The content of the canonical serialization is exactly the same as the JSON-LD serialization of RDF data (see 4.2), just represented in a consistent way.
Canonical serialization is in JSON format, as defined in RFC 8259 (IETF STD 90), with the following additional characteristics:
- No line breaks
- Key names MUST be wrapped in double quotes
- No whitespace outside of strings
true
,false
andnull
: the literal names must be lowercase; no other literal names are allowed- Integers: represented in base 10 using decimal digits. This designates an integer component that may be prefixed with an optional minus sign. Leading zeros are not allowed.
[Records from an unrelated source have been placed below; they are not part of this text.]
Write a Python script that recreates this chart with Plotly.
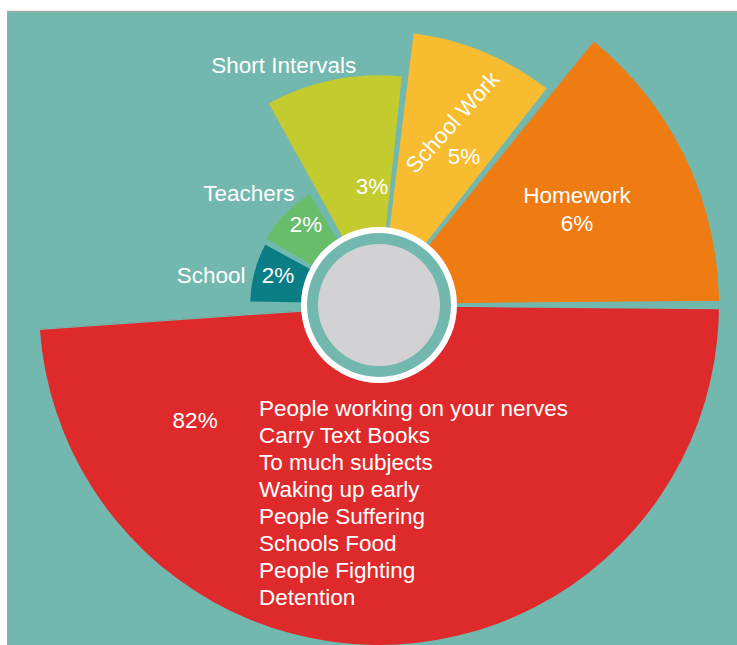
import math
import plotly.graph_objects as go

# ---- data -------------------------------------------------------------
categories = ["Homework", "School Work", "Short Intervals", "Teachers", "School", "Other"]
percent_labels = ["6%", "5%", "3%", "2%", "2%", "82%"]
# wedge extents on the rose: outer radius and start/end angle (degrees, counter-clockwise from east)
outer_r = [343, 275, 231, 132, 130, 344]
theta_start = [0.5, 52.0, 84.0, 121.5, 151.5, 184.0]
theta_end = [51.0, 83.0, 119.0, 150.0, 179.0, 359.5]
reasons = [
    "People working on your nerves",
    "Carry Text Books",
    "To much subjects",
    "Waking up early",
    "People Suffering",
    "Schools Food",
    "People Fighting",
    "Detention",
]

# ---- styling ----------------------------------------------------------
W, H = 737, 645
CX, CY = 379, 305          # centre of the rose in page pixels
TEAL = "#72b8ae"
colors = ["#ef7b13", "#f7bc2f", "#c3cb2f", "#68bd6b", "#0b7d84", "#df2a2c"]
FONT = "Liberation Sans, Arial, sans-serif"
FS = 22.5
BASE = 70

# The two long wedges (Homework and the 82% wedge) live on a sector-shaped
# subplot that spans -176..51 deg, so its radius can exceed the distance from
# the centre to the top of the page. Everything else sits on a full circle.
R_BIG = 340
SECTOR = [-176, 51]
bx0 = math.cos(math.radians(SECTOR[0]))
by1 = math.sin(math.radians(SECTOR[1]))
big_dom_x = [(CX + R_BIG * bx0) / W, (CX + R_BIG) / W]
big_dom_y = [(H - CY - R_BIG) / H, (H - CY + R_BIG * by1) / H]

R_SMALL = 305
small_dom_x = [(CX - R_SMALL) / W, (CX + R_SMALL) / W]
small_dom_y = [(H - CY - R_SMALL) / H, (H - CY + R_SMALL) / H]

big = [0, 5]
small = [1, 2, 3, 4]

fig = go.Figure()


def wedges(idx, subplot):
    fig.add_trace(go.Barpolar(
        r=[outer_r[i] - BASE for i in idx],
        base=[BASE] * len(idx),
        theta=[(theta_start[i] + theta_end[i]) / 2 for i in idx],
        width=[theta_end[i] - theta_start[i] for i in idx],
        marker=dict(color=[colors[i] for i in idx], line=dict(color=TEAL, width=2.5)),
        hoverinfo="skip", subplot=subplot,
    ))


wedges(big, "polar")
wedges(small, "polar2")

# hub: white ring, teal ring, grey disc
for base, thick, col in [(71, 7, "#ffffff"), (61, 11, TEAL), (0, 61, "#d2d2d4")]:
    fig.add_trace(go.Barpolar(
        r=[thick], base=[base], theta=[180], width=[360],
        marker=dict(color=col, line=dict(width=0)),
        hoverinfo="skip", subplot="polar2",
    ))

# labels placed on the rose (r in px units, theta in degrees)
lab_text = ["Homework", "6%", "5%", "3%", "Short Intervals", "Teachers", "2%", "School", "2%", "82%"]
lab_r = [225.5, 213.6, 169.8, 117.2, 256.3, 170.3, 107.6, 170.3, 104.8, 218.0]
lab_t = [28.6, 22.0, 60.0, 93.4, 111.8, 139.8, 132.7, 170.5, 164.5, 212.5]
fig.add_trace(go.Scatterpolar(
    r=lab_r, theta=lab_t, mode="text", text=lab_text,
    textposition="middle center",
    textfont=dict(family=FONT, size=FS, color="white"),
    cliponaxis=False, hoverinfo="skip", subplot="polar2",
))

annotations = [dict(
    text="School Work", x=452.5 / W, y=1 - 122.5 / H, xref="paper", yref="paper",
    xanchor="center", yanchor="middle", showarrow=False, textangle=-48,
    font=dict(family=FONT, size=FS, color="white"),
)]
for i, line in enumerate(reasons):
    annotations.append(dict(
        text=line, x=257 / W, y=1 - (408.5 + 27.05 * i) / H, xref="paper", yref="paper",
        xanchor="left", yanchor="middle", showarrow=False,
        font=dict(family=FONT, size=FS, color="white"),
    ))

shapes = [
    dict(type="rect", xref="paper", yref="paper", x0=7 / W, x1=1, y0=0, y1=1 - 11 / H,
         fillcolor=TEAL, line=dict(width=0), layer="below"),
    dict(type="line", xref="paper", yref="paper", x0=7 / W, x1=1, y0=1 - 11.5 / H, y1=1 - 11.5 / H,
         line=dict(color="#a3a9a8", width=1.5), layer="below"),
]

hidden_axes = dict(
    bgcolor="rgba(0,0,0,0)",
    angularaxis=dict(visible=False, rotation=0, direction="counterclockwise"),
    bargap=0,
)

fig.update_layout(
    width=W, height=H, margin=dict(l=0, r=0, t=0, b=0),
    paper_bgcolor="white", plot_bgcolor="rgba(0,0,0,0)",
    showlegend=False,
    polar=dict(domain=dict(x=big_dom_x, y=big_dom_y), sector=SECTOR,
               radialaxis=dict(range=[0, R_BIG], visible=False), **hidden_axes),
    polar2=dict(domain=dict(x=small_dom_x, y=small_dom_y),
                radialaxis=dict(range=[0, R_SMALL], visible=False), **hidden_axes),
    annotations=annotations,
    shapes=shapes,
)

fig.write_html("out.html")
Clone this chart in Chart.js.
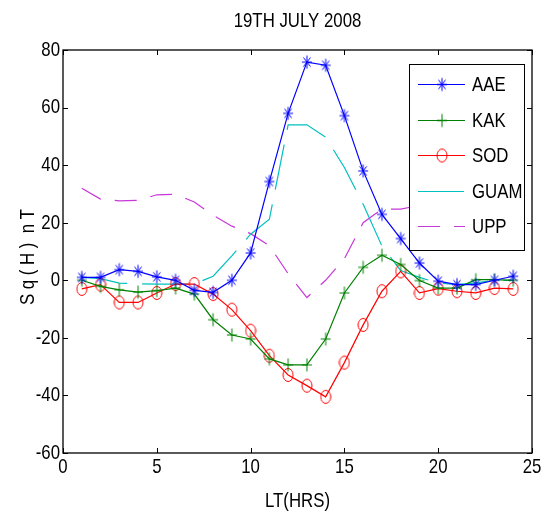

- Strings: UTF-8 representation without specific canonicalisation. A string begins and ends with quotation marks (%x22). Any Unicode characters may be placed within the quotation marks, except for the two characters that MUST be escaped by a reverse solidus: quotation mark, reverse solidus, and the control characters (U+0000 through U+001F).
- Arrays: An array structure is represented as square brackets surrounding zero or more items. Items are separated by commas.
- Objects: An object structure is represented as a pair of curly brackets surrounding zero or more name/value pairs (or members). A name is a string containing only ASCII characters (0x21-0x7F). The names within an object must be unique. A single colon comes after each name, separating the name from the value. A single comma separates a value from a following name. The name/value pairs are ordered by name.
Serialization information
A collection of elements may be serialized in multiple formats.
An SpdxDocument element represents a collection of elements across all serialization data formats within the model.
The actual serialized bytes is represented by an Artifact element within the model.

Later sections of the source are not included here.